Thrombomodulin levels were significantly enhanced with the introduction of PDGF or IFN-γ to proliferative SMC cultures, attaining similar production levels to that of cultures treated with 10 μM DS-SILY20 alone (Figure 7). However, the lack of synergistic activity observed when proliferative cultures received cotreatments of PDGF or IFN-γ and high concentrations of DS-SILY20 may be attributed to binding of PDGF and IFN-γ to the mimic, limiting the influence of the growth factors on cell behavior and as such that only the effects associated with DS-SILY20 is observed. This claim is further strengthened by the fact that treatment with low concentrations of DS-SILY20 and PDGF or IFN-γ resulted in decreased thrombomodulin production in proliferative cultures, similar to previous results observed with DS-SILY20 alone.[19] However, unlike in cultures treated with DS-SILY20 alone, thrombomodulin production did not decrease below values observed in controls, indicating that the combination of certain growth factors with low concentrations of DS-SILY20 may be useful for vessel remodeling and functional healing. Furthermore, while the upregulation of thrombomodulin may prove important in the treatment of proliferative, unhealthy SMCs, the ability to maintain quiescent, healthy SMC behavior is also important. Here, we demonstrate that the addition of PDGF or IFN-γ and DS-SILY20 does not alter thrombomodulin production in quiescent SMCs, demonstrating that the therapeutic administration maintains quiescent SMC health.

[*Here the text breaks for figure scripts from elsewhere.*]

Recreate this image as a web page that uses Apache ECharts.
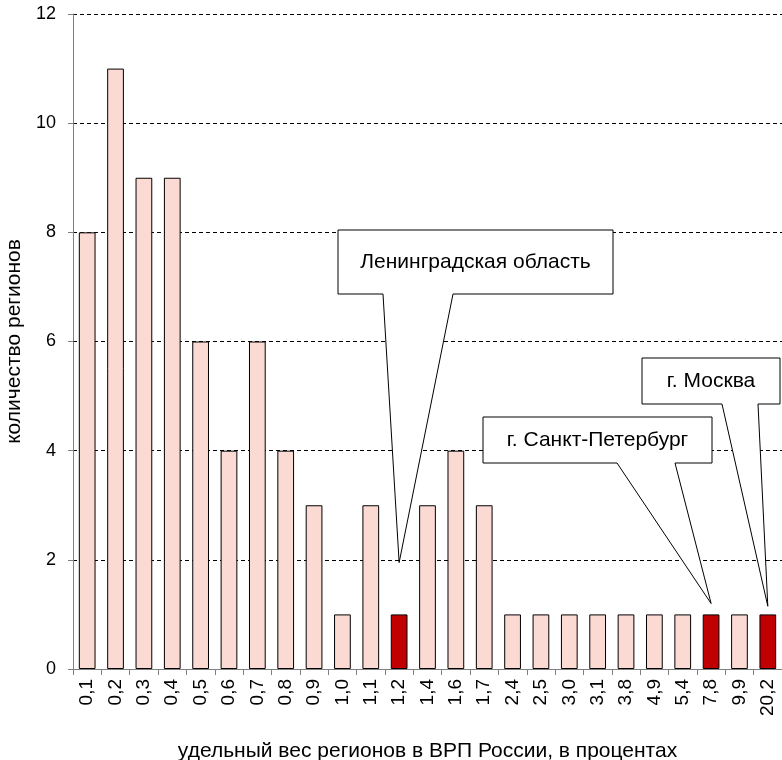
<!DOCTYPE html>
<html><head><meta charset="utf-8">
<script src="https://cdn.jsdelivr.net/npm/echarts@6/dist/echarts.min.js"></script>
<style>html,body{margin:0;padding:0;background:#fff}#c{width:782px;height:760px}</style>
</head><body><div id="c"></div>
<script>
var categories = ['0,1','0,2','0,3','0,4','0,5','0,6','0,7','0,8','0,9','1,0','1,1','1,2','1,4','1,6','1,7','2,4','2,5','3,0','3,1','3,8','4,9','5,4','7,8','9,9','20,2'];
var counts = [8,11,9,9,6,4,6,4,3,1,3,1,3,4,3,1,1,1,1,1,1,1,1,1,1];
var highlighted = ['1,2','7,8','20,2'];
var yTicks = [0,2,4,6,8,10,12];
var callouts = [
  {text:'Ленинградская область', category:'1,2', value:1.95},
  {text:'г. Санкт-Петербург', category:'7,8', value:1.2},
  {text:'г. Москва', category:'20,2', value:1.15}
];
// callout box layout (pixels): [left, top, right, bottom, wedgeLeft, wedgeRight]
var calloutBoxes = [
  [338,230,613,294,383,453],
  [483,417,712,463,617,675],
  [642,358,780,404,722,758]
];
var FONT = '"Liberation Sans", Arial, sans-serif';
var chart = echarts.init(document.getElementById('c'), null, {renderer:'canvas'});
chart.setOption({
  animation:false,
  grid:{left:73, right:0, top:14, bottom:91, containLabel:false, outerBoundsMode:'none'},
  xAxis:{type:'category', data:categories,
    axisLine:{lineStyle:{color:'#808080', width:1}},
    axisTick:{show:true, length:6, alignWithLabel:false, lineStyle:{color:'#808080'}},
    axisLabel:{rotate:90, fontSize:19, color:'#000', fontFamily:FONT, margin:10, interval:0},
    name:'удельный вес регионов в ВРП России, в процентах', nameLocation:'middle', nameGap:72,
    nameTextStyle:{fontSize:21, color:'#000', fontFamily:FONT}
  },
  yAxis:{type:'value', min:yTicks[0], max:yTicks[yTicks.length-1], interval:2,
    axisLine:{show:true, lineStyle:{color:'#808080', width:1}},
    axisTick:{show:true, length:5, lineStyle:{color:'#808080'}},
    axisLabel:{fontSize:18, color:'#000', fontFamily:FONT, margin:17},
    splitLine:{show:true, lineStyle:{color:'#000', type:[4,3], width:1}},
    name:'количество регионов', nameLocation:'middle', nameGap:45, nameRotate:90,
    nameTextStyle:{fontSize:21, color:'#000', fontFamily:FONT}
  },
  series:[{type:'bar', barCategoryGap:'41%',
    data:counts.map(function(v,i){
      var hl = highlighted.indexOf(categories[i])>=0;
      return {value:v, itemStyle:{color: hl ? '#C00000' : '#FCDAD4', borderColor:'#000', borderWidth:1}};
    })
  }]
});
var elements = [];
callouts.forEach(function(c,i){
  var tip = chart.convertToPixel({seriesIndex:0}, [c.category, c.value]);
  var b = calloutBoxes[i];
  elements.push({type:'polygon', z:100,
    shape:{points:[[b[0],b[1]],[b[2],b[1]],[b[2],b[3]],[b[5],b[3]],tip,[b[4],b[3]],[b[0],b[3]]]},
    style:{fill:'#fff', stroke:'#000', lineWidth:1}});
  elements.push({type:'text', z:101, x:(b[0]+b[2])/2, y:(b[1]+b[3])/2,
    style:{text:c.text, font:'21px '+FONT, fill:'#000', textAlign:'center', textVerticalAlign:'middle'}});
});
chart.setOption({graphic:elements});
</script>
</body></html>
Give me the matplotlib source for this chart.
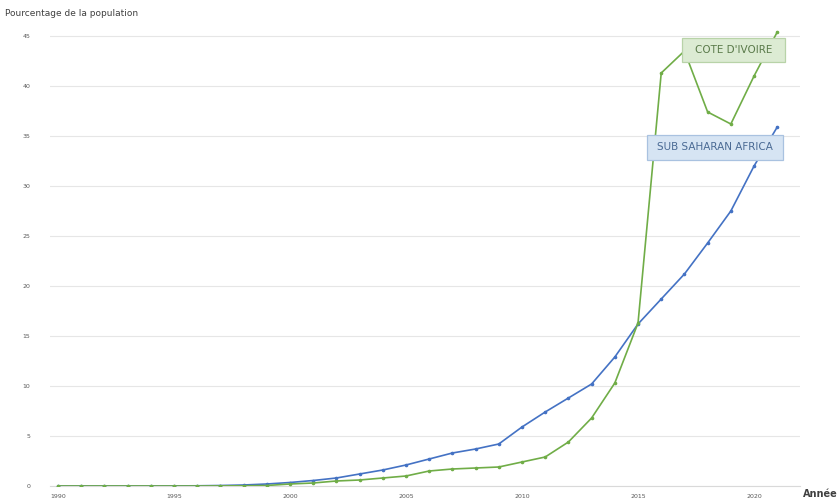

Decorin has been shown to affect pathways in addition to PDGF and IFN-γ, perhaps most notably the TGFβ-1 pathway.[70] With respect to TGFβ-1, binding to decorin has been shown to be with the core protein rather than with the DS chain. Thus, it is unlikely that the activities seen here are due to altered TGFβ-1 signaling. While we have demonstrated attenuation of PDGF and IFN-γ, it remains possible that DS-SILY20 binds to additional signaling molecules that also contribute to the observed activity.

Conclusion

We previously demonstrated that the decorin mimic, DS-SILY20 suppressed intimal hyperplasia following balloon angioplasty at least in part through inhibition of platelet binding to the lumen of the denuded vessel. To further characterize the activity of DS-SILY20 proliferative and quiescent cultures of SMCs were established, and the binding affinities of DS-SILY20 with PDGF (32.2 ± 5.7 nM) and IFN-γ (55.1 ± 6.9 nM) were established. The nanomolar dissociation constants observed between DS-SILY20 and both PDGF and IFN-γ, coupled with the ∼24 nM dissociation constant between DS-SILY20 and collagen, suggest that DS-SILY20 is able to attenuate the effects of these factors, released from activated platelets, simply through sequestration. Consistent with this hypothesis, DS-SILY attenuates the phosphorylation of the PDGF and IFN-γ receptors in the presence of PDGF or IFN-γ, respectively. In the case of PDGF, the growth factor significantly increased migration, proliferation, and protein and cytokine expression, as well as increased ERK-1/2 and p38 MAPK phosphorylation in both quiescent and proliferative cultures. In all cases, DS-SILY20 inhibited these increases. Consistent with the complex responses seen with IFN-γ in SMC physiology in the literature, the response of SMC cultures to IFN-γ was variable and complex. However, where increased activity was seen with IFN-γ, DS-SILY20 attenuated this activity. In no case did DS-SILY20 abolish cell function, suggesting that while it is able to suppress intimal hyperplasia, it does not interfere with normal cell behavior and, hence, will not suppress healing associated with vessel injury. Furthermore, DS-SILY20 had a positive influence on thrombomodulin expression, thereby making activated SMCs less thrombogenic. Overall, the results suggest that DS-SILY20 would be an ideal alternative to traditional therapeutics used following PCI. The results warrant further characterization of DS-SILY20 with endothelial cells to evaluate the ability of endothelial cell regrowth. This regrowth is inhibited by sirolimus and paclitaxel, which are commonly used to inhibit intimal hyperplasia following PCI; the lack of regrowth can lead to long-term issues including the need to systemically anticoagulate patients and the inability of the body to reestablish critical cell signaling between endothelial cells and smooth muscle cells.